Side note: I have no plans to allow comments. Despite my idealism, I’m very disheartened by the current state of Internet commentary. I’m not sure how to deal with the fact that it gives a megaphone to the lowest of the low that doesn’t even people others should exist. I’m not going to be a part of that here.

I’m not too worried about the first failure. I’d like to make some joke about “Schrodinger’s anonymous: it’s both read an unread until you actually write it so people can choose to read it or not” but can’t say if that’s really accurate. What is accurate is that if I don’t write it, then I’ll fail to be read by default.

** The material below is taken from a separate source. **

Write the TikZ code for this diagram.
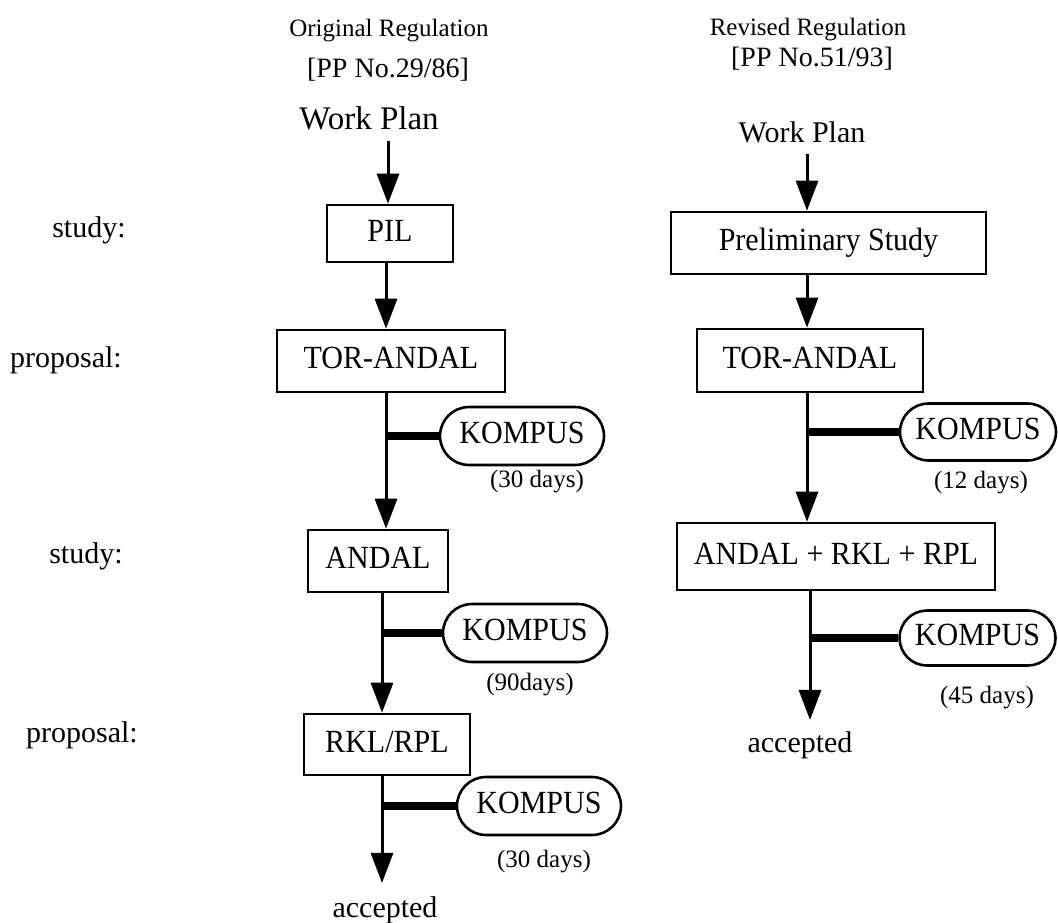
\documentclass[tikz,border=0pt]{standalone}
\usepackage{fontspec}
\setmainfont{Liberation Serif}
\newfontfamily\talltm[FakeStretch=0.93]{Liberation Serif}
\usetikzlibrary{arrows.meta,shapes.misc}
\newcommand\fbig{\fontsize{30}{36}\selectfont}
\newcommand\fboxtxt{\talltm\fontsize{32.3}{38}\selectfont}
\newcommand\fhead{\fontsize{25}{30}\selectfont}
\newcommand\fpp{\fontsize{28}{34}\selectfont}
\newcommand\fdays{\fontsize{25}{30}\selectfont}
\begin{document}
\begin{tikzpicture}[x=1pt,y=-1pt,
  box/.style={draw,line width=2.6pt,inner sep=0pt,font=\fboxtxt,text height=22pt,text depth=6.5pt},
  kbox/.style={draw,rounded rectangle,line width=2.6pt,inner sep=0pt,minimum width=164pt,minimum height=58pt,font=\fboxtxt,text height=22pt,text depth=6.5pt},
  lbl/.style={anchor=base,font=\fbig,inner sep=0pt},
  days/.style={anchor=base,font=\fdays,inner sep=0pt},
  arr/.style={line width=3pt,-{Triangle[length=30pt,width=22pt]}},
  conn/.style={line width=3pt},
  bar/.style={line width=8pt}]
\useasboundingbox (0,0) rectangle (1058,923);

% column x coordinates
\coordinate (L0) at (388,0);
\coordinate (L1) at (386,0);
\coordinate (L2) at (382,0);
\coordinate (R0) at (807,0);
\coordinate (R1) at (807,0);
\coordinate (R2) at (810,0);

% headers
\node[anchor=base,font=\fhead,inner sep=0pt] (h1) at (389,37) {Original Regulation};
\node[anchor=base,font=\fpp,inner sep=0pt] (p1) at (388,78) {[PP No.29/86]};
\node[anchor=base,font=\fontsize{33}{38}\selectfont,inner sep=0pt] (wp1) at (369,130) {Work Plan};
\node[anchor=base,font=\fhead,inner sep=0pt] (h2) at (808,36) {Revised Regulation};
\node[anchor=base,font=\fpp,inner sep=0pt] (p2) at (812,67) {[PP No.51/93]};
\node[anchor=base,font=\fbig,inner sep=0pt] (wp2) at (802,143) {Work Plan};

% side labels
\node[lbl] (s1) at (89,237) {study:};
\node[lbl] (s2) at (66,367) {proposal:};
\node[lbl] (s3) at (86,563) {study:};
\node[lbl] (s4) at (82,742) {proposal:};

% left column boxes
\node[box,minimum width=126pt,minimum height=57pt] (pil) at (390,233.5) {PIL};
\node[box,minimum width=228pt,minimum height=62pt] (tor1) at (391,361) {TOR-ANDAL};
\node[box,minimum width=140pt,minimum height=62pt] (andal1) at (378,561) {ANDAL};
\node[box,minimum width=166pt,minimum height=61pt] (rkl) at (387,744.5) {RKL/RPL};
\node[lbl] (acc1) at (385,917) {accepted};

\node[kbox] (k1) at (522,436) {KOMPUS};
\node[kbox] (k2) at (525,633) {KOMPUS};
\node[kbox] (k3) at (539,806) {KOMPUS};
\node[days] (d1) at (537,487) {(30 days)};
\node[days] (d2) at (530,690) {(90days)};
\node[days] (d3) at (544,867) {(30 days)};

% right column boxes
\node[box,minimum width=315pt,minimum height=62pt] (pre) at (828.5,243) {Preliminary Study};
\node[box,minimum width=226pt,minimum height=63pt] (tor2) at (810,360.5) {TOR-ANDAL};
\node[box,minimum width=318pt,minimum height=67pt] (arr2) at (836,556.5) {ANDAL + RKL + RPL};
\node[lbl] (acc2) at (800,752) {accepted};

\node[kbox,minimum width=156pt,minimum height=57pt] (k4) at (978,432) {KOMPUS};
\node[kbox,minimum width=156pt,minimum height=55pt] (k5) at (977.5,638) {KOMPUS};
\node[days] (d4) at (981,488) {(12 days)};
\node[days] (d5) at (987,703) {(45 days)};

% left connectors
\draw[arr] ([yshift=-10pt]wp1.south -| L0) -- (pil.north -| L0);
\draw[arr] (pil.south -| L1) -- (tor1.north -| L1);
\draw[arr] (tor1.south -| L1) -- (andal1.north -| L1);
\draw[arr] (andal1.south -| L2) -- (rkl.north -| L2);
\draw[arr] (rkl.south -| L2) -- ([yshift=13pt]acc1.north -| L2);
\draw[bar] (k1.west) -- (k1.west -| L1);
\draw[bar] (k2.west) -- (k2.west -| L2);
\draw[bar] (k3.west) -- (k3.west -| L2);

% right connectors
\draw[arr] ([yshift=-10pt]wp2.south -| R0) -- (pre.north -| R0);
\draw[arr] (pre.south -| R1) -- (tor2.north -| R1);
\draw[arr] (tor2.south -| R1) -- (arr2.north -| R1);
\draw[arr] (arr2.south -| R2) -- ([yshift=11pt]acc2.north -| R2);
\draw[bar] (k4.west) -- (k4.west -| R1);
\draw[bar] (k5.west) -- (k5.west -| R2);
\end{tikzpicture}
\end{document}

It’s the latter that is more a problem for me. I don’t like to be wrong. I don’t like to write something and have it there forever that I was wrong. It’s like that hastily written 3AM tweet that someone caught a screen cap of, or that’s already on the Internet Archive (which is a very good thing to have in this world) and you can’t simply dismiss it as if it never existed.

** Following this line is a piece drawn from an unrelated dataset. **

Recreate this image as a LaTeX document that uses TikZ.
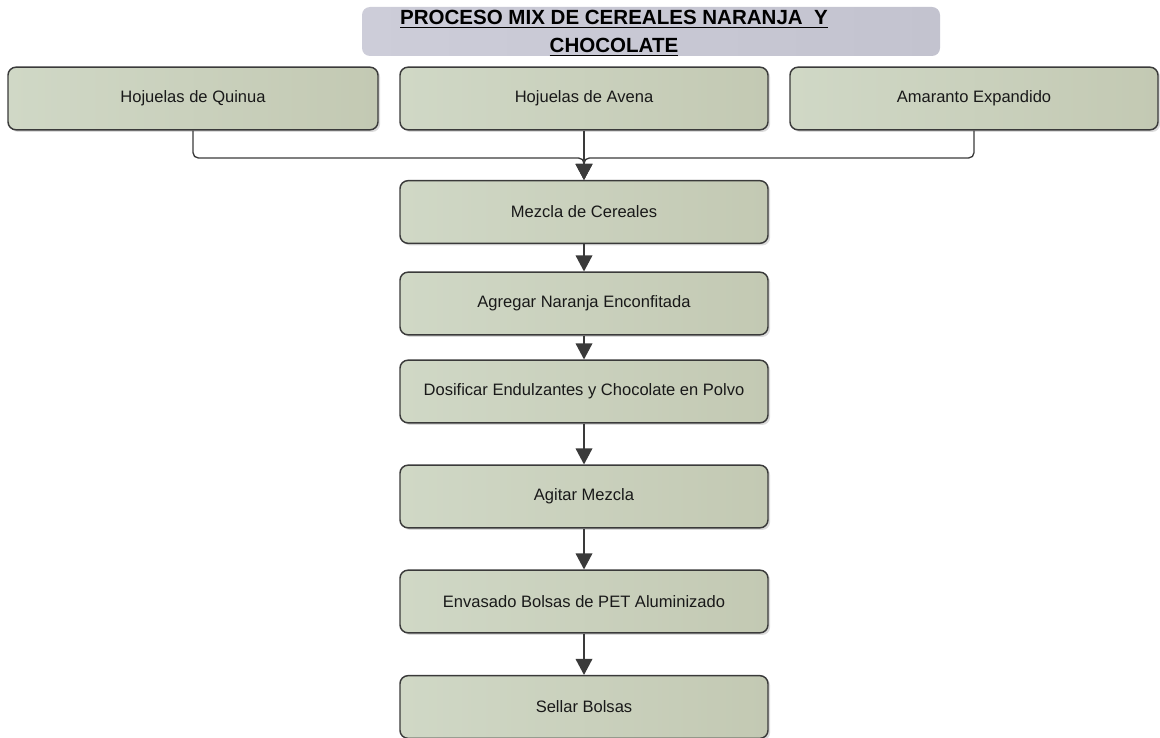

I have ego. It is fragile.

This has an easy fix - just make sure that everything I every do is perfect. See, easy.

No, it’s not a single thing that will fix this. Sometimes, it is taking the time and being maticulous with what I have expressed. Sometimes, it is going ahead thinking it’s right and not seeing what’s wrong. Sometimes, it is looking back and being willing to admit it was wrong. Sometimes, it is as simple as putting it out there and saying:

Here. I did this thing. It's got these good parts, and it's got these bad
parts. Does anyone else see anything that's good or bad with it?

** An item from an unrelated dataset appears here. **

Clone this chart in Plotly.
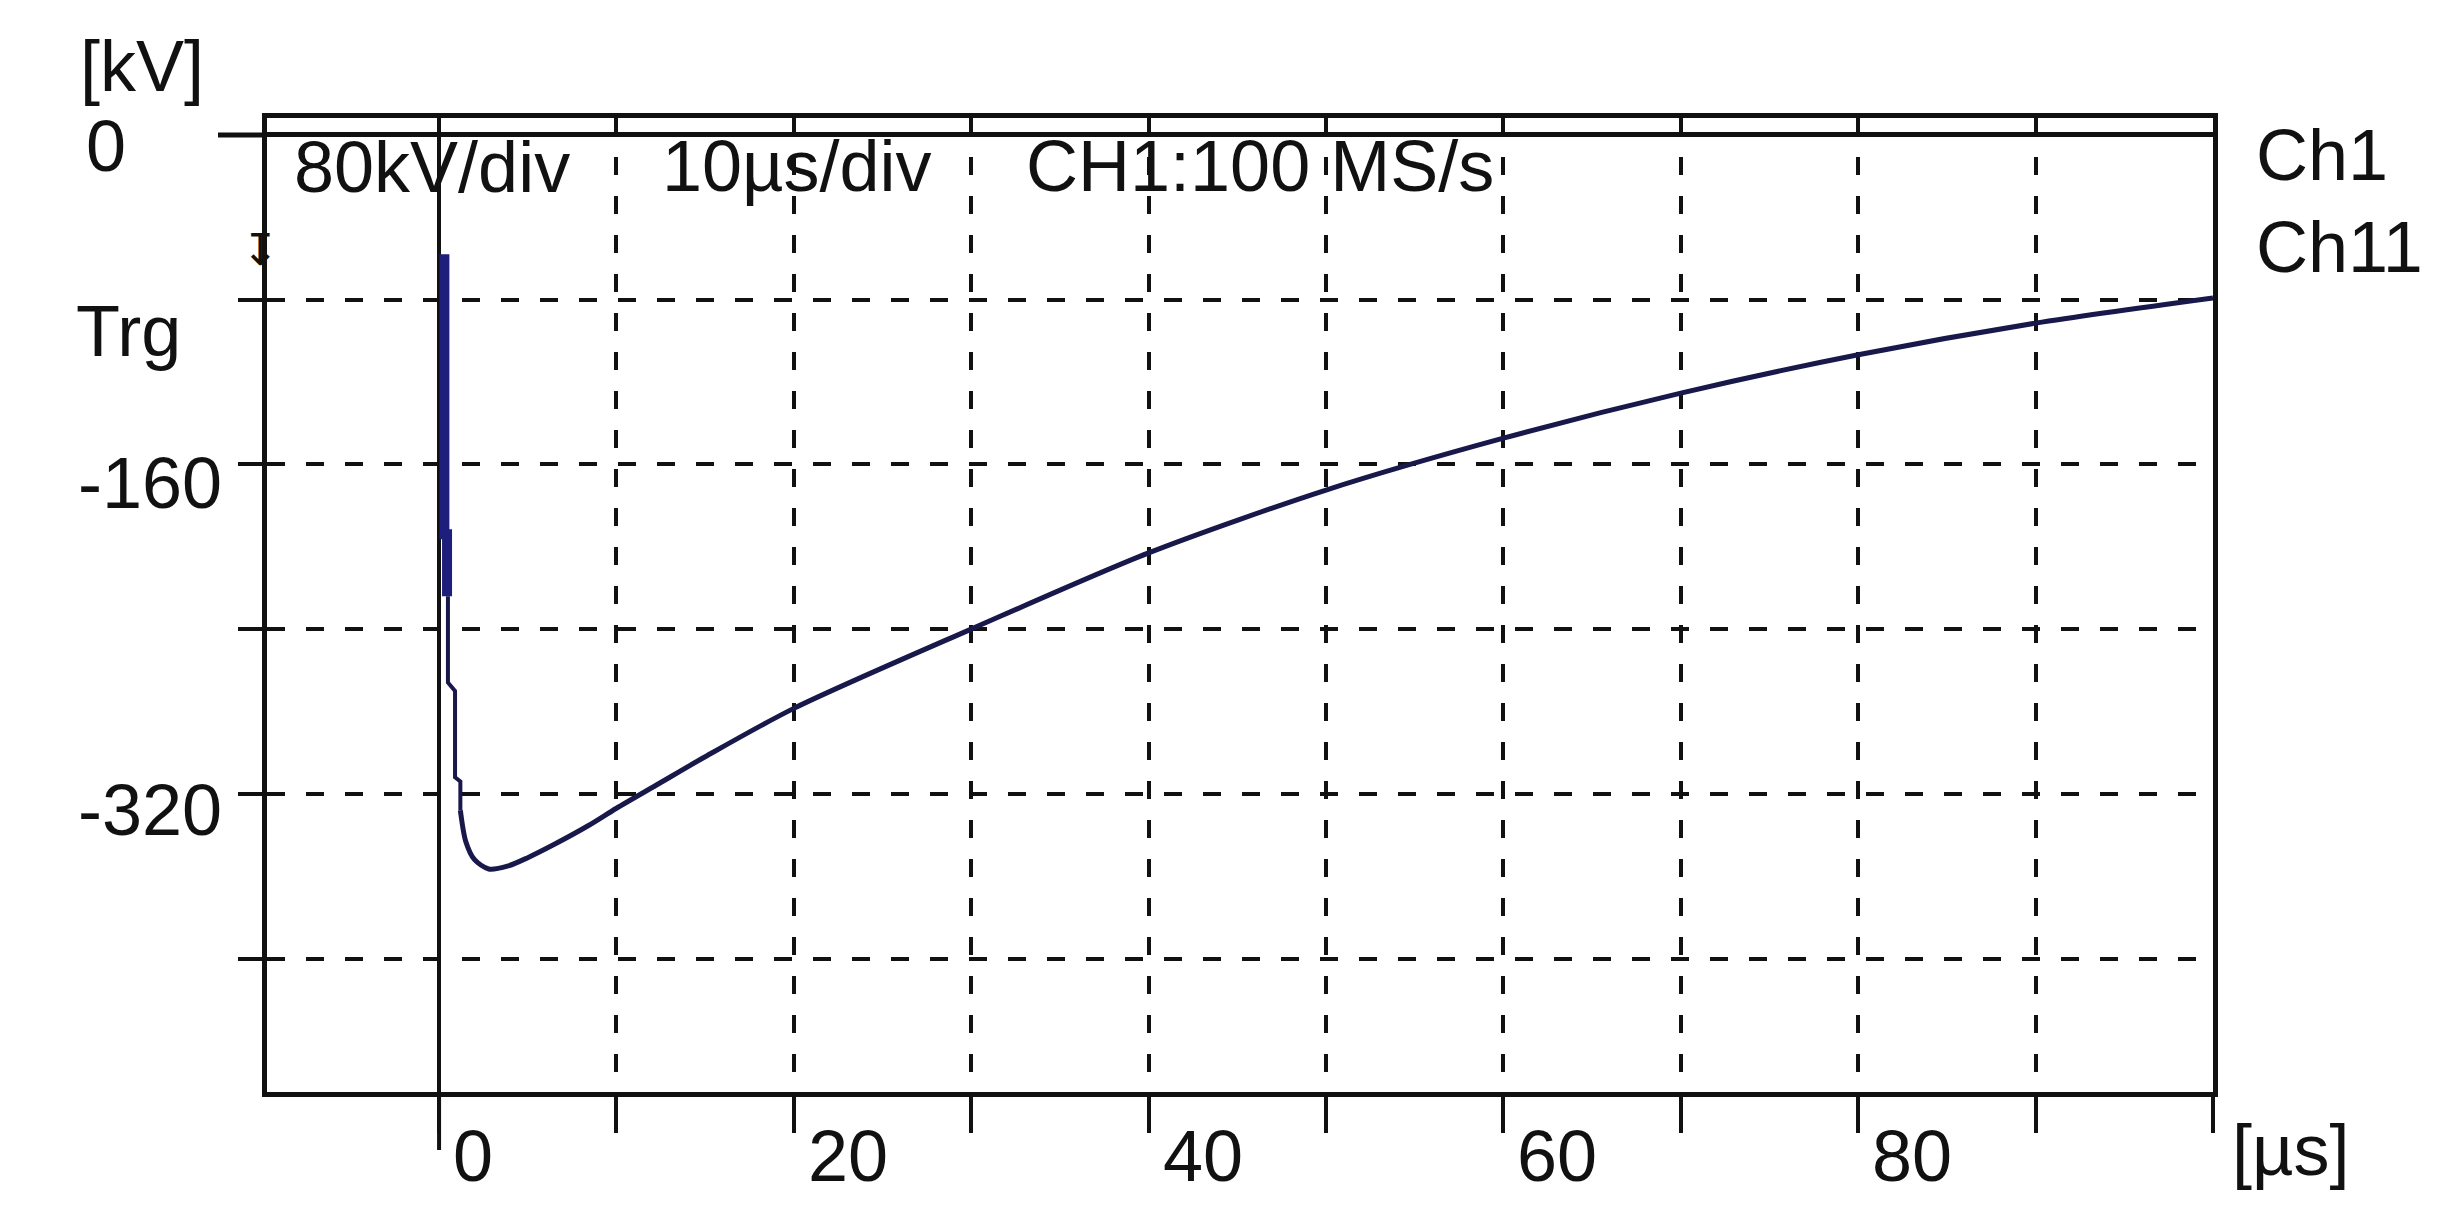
import plotly.graph_objects as go

# Impulse waveform (time in µs, voltage in kV).
# Front spike (the thick blue stroke right after the trigger).
SPIKE_T = [0.3, 0.3, 0.45, 0.45]
SPIKE_KV = [-58, -194, -194, -224]

# Stepped fall right after the spike.
FRONT_T = [0.5, 0.5, 0.9, 0.9, 1.2, 1.2]
FRONT_KV = [-224, -266, -270, -312, -314, -328]

# Smooth tail of the impulse.
TAIL_T = [1.2, 1.5, 2.0, 2.8, 3.9, 5.0, 6.5, 8.4, 10.0, 12.4, 15.0, 20.0,
          30.0, 40.0, 50.0, 60.0, 70.0, 80.0, 90.0, 100.0]
TAIL_KV = [-328, -343, -352, -356.5, -355, -351, -344.5, -335.5, -327, -315,
           -302, -278.5, -240, -203, -172.5, -147.3, -125.4, -106.8, -91.4,
           -79.2]

X_GRID = [0, 10, 20, 30, 40, 50, 60, 70, 80, 90, 100]
Y_GRID = [0, -80, -160, -240, -320, -400]
X_LABELS = [0, 20, 40, 60, 80]
Y_LABELS = ["0", "-160", "-320"]

X_RANGE = [-9.7, 100]
Y_RANGE = [-464.8, 8.2]

W, H = 2455, 1222
L, R, T, B = 259, 250, 110, 138
PW, PH = W - L - R, H - T - B

FONT = "Liberation Sans, Arial, sans-serif"
INK = "#111111"
FS = 72
LIFT = 8  # annotation boxes sit a little low against the cap height


def paper(xpx, ypx):
    return (xpx - L) / PW, (H - B - ypx) / PH


def label(text, xpx, ypx, size=FS, family=FONT):
    px, py = paper(xpx, ypx - LIFT)
    return dict(text=text, x=px, y=py, xref="paper", yref="paper",
                xanchor="left", yanchor="middle", showarrow=False,
                font=dict(family=family, size=size, color=INK))


fig = go.Figure()
fig.add_trace(go.Scatter(x=SPIKE_T, y=SPIKE_KV, mode="lines",
                         line=dict(color="#1e1e7c", width=10),
                         hoverinfo="skip", showlegend=False))
fig.add_trace(go.Scatter(x=FRONT_T, y=FRONT_KV, mode="lines",
                         line=dict(color="#18184a", width=4),
                         showlegend=False))
fig.add_trace(go.Scatter(x=TAIL_T, y=TAIL_KV, mode="lines",
                         line=dict(color="#18184a", width=5,
                                   shape="spline", smoothing=0.8),
                         showlegend=False))

annotations = [
    label("[kV]", 70, 66),
    label(Y_LABELS[0], 76, 146),
    label(Y_LABELS[1], 68, 483),
    label(Y_LABELS[2], 68, 810),
    label("Trg", 66, 331),
    label("\u21a7", 232, 249, size=44, family="DejaVu Sans"),
    label("[µs]", 2222, 1150),
    label("80kV/div", 284, 167),
    label("10µs/div", 652, 166),
    label("CH1:100 MS/s", 1016, 166),
    label("Ch1", 2246, 155),
    label("Ch11", 2246, 247),
]
# x-axis numbers sit to the right of their tick
for val in X_LABELS:
    annotations.append(dict(
        text=str(val), x=val, y=paper(0, 1148)[1], xref="x",
        yref="paper", xanchor="left", yanchor="middle", xshift=12,
        showarrow=False, font=dict(family=FONT, size=FS, color=INK)))

fig.update_layout(
    width=W, height=H,
    margin=dict(l=L, r=R, t=T, b=B, pad=0),
    paper_bgcolor="white", plot_bgcolor="white",
    showlegend=False,
    annotations=annotations,
    xaxis=dict(range=X_RANGE, tickvals=X_GRID, showticklabels=False,
               ticks="outside", ticklen=36, tickwidth=4, tickcolor=INK,
               showline=True, linewidth=5, linecolor=INK, mirror=True,
               showgrid=True, gridcolor=INK, gridwidth=4,
               griddash="18px,21px",
               zeroline=True, zerolinecolor=INK, zerolinewidth=4),
    # top strip: short solid division marks between the frame and the 0 line
    xaxis2=dict(range=X_RANGE, tickvals=X_GRID, showticklabels=False,
                overlaying="x", side="top", ticks="inside", ticklen=18,
                tickwidth=4, tickcolor=INK, showgrid=False, zeroline=False,
                showline=False),
    yaxis=dict(range=Y_RANGE, tickvals=Y_GRID, showticklabels=False,
               ticks="outside", ticklen=24, tickwidth=4, tickcolor=INK,
               showline=True, linewidth=5, linecolor=INK, mirror=True,
               showgrid=True, gridcolor=INK, gridwidth=4,
               griddash="18px,21px",
               zeroline=True, zerolinecolor=INK, zerolinewidth=5),
)
# dummy trace so the top axis is drawn
fig.add_trace(go.Scatter(x=[None], y=[None], xaxis="x2", showlegend=False,
                         hoverinfo="skip"))

# the 0 kV line runs out past the frame, the 0 µs line runs below the axis
fig.add_shape(type="line", xref="paper", yref="y",
              x0=paper(210, 0)[0], x1=0, y0=0, y1=0,
              line=dict(color=INK, width=5))
fig.add_shape(type="line", xref="x", yref="paper", x0=0, x1=0,
              y0=0, y1=paper(0, 1142)[1], line=dict(color=INK, width=4))

fig.write_html("out.html")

But, as with other areas that I’m just really good at procrastinating, it’s about saying “let me start here, and then just keep starting.” I accept that I will fail at times, and that I will not want to. And that’s okay. I just can’t do that all of the time.

Courage is resistance to fear, mastery of fear--not absence of fear. Except
a creature be part coward, it is not a compliment to say he is brave; it is
merely a loose misapplication of the word.
     - Twain, "Pudd'nhead Wilson's Calendar"s

19 May 2016, 20:30

I should know better...

Always keep a backup. That’s the motto, right? And that was mistake number 1.

Mistake number 2 was an rm -rf on the wrong thing. Knifes are sharp. Cut away, and stay in school.

On the plus side, the only major loss which was covered elsewhere was this blog. And I did have a “copy” of that in the S3 bucket. So… all I had to do was pull it back, reverse engineer it, use it as a comparison and pull stuff back in.

hugo lessons learned

  • It worked! Static site generators - I use Hugo - are nice for a lot reasons… this just cements that in my mind. So reproducible.
  • It’s been a while since I setup a site from scratch. Not that that’s a whole lot to it, but this time it just felt smoother. Not sure that it was my familiarity, or if it’s a bit more mature. Either way, pretty smooth.
  • When rebuilding this way - you gotta refrain from making all those fixes that you want to: no fixing typo - even small ones (e.g. whitespace cleanup); not fixing the input even if there’s a bug you worked around that is now fixed; no fixing broken links on remote sites that have bitrotted out; no fixing the tags/categories that have grown organically. All fixes make the static build not match and that breaks the rebuild down.
  • Unicode is hard - copying and pasting and seeing differences between editors over time all lead to unicode charaters (accented ‘, “, etc) sneaking in. This make it hard to compare because some are interpreted and some aren’t. I got into a consistent pattern “matching forward” until one post was completely the opposite, so trying to fix it was counter to what was supposed to happen. Sigh.
  • Line lengths are hard. When writing the blog article, I was trying to keep a line length limit to make it readable. However, HTML is honey badger - it doesn’t care. So copying stuff back and forth after it’s browser rendered - just isn’t fun.
  • Daylights Savings time makes guessing timestamps hard. Hugo renders without timestamp, and I didn’t feel like looking it up for every post, so I guessed. Should probably fix that (though, it doesn’t actually matter with how it’s rendered…).
  • Remember to clean up your public directory on occassion. If you change out templates or other static files… they don’t necessarily go away. Probably should remove public and rebuild regularly (like… every push).

So - you can do. It wasn’t too bad. Actually was pretty good. But given that I only have 25 posts, it wasn’t onerous. If there were more, I really would have done it a bit more automatically (probably should have with 25, but… eh…).

personal reminders

Kinda got 4 big things out of this one:

  1. Yea, (well past) time to get a backup on the laptop. Got one on the desktop machine, but most of the items on the laptop are tied to some service and backed up there… but not everything.
  2. I really should proof read my writing. I’m not good about this, and looking back over stuff, I really should be. I do sometimes do a quick once through on the writing, but most of the time, it comes out more raw than that. So… something to work on there.
  3. 2015 was not a pretty year. I didn’t write anything last year, and on top of that, some of the ones I thought I wrote last year are actually 2 years old. I know work was a bit demanding last year, but I’m still realizing how much it took out of me.
  4. Related to #3: I have a bunch ideas, a smaller number get written down, and an even smaller get something real put to them. I’d like to get a higher conversion ratio there.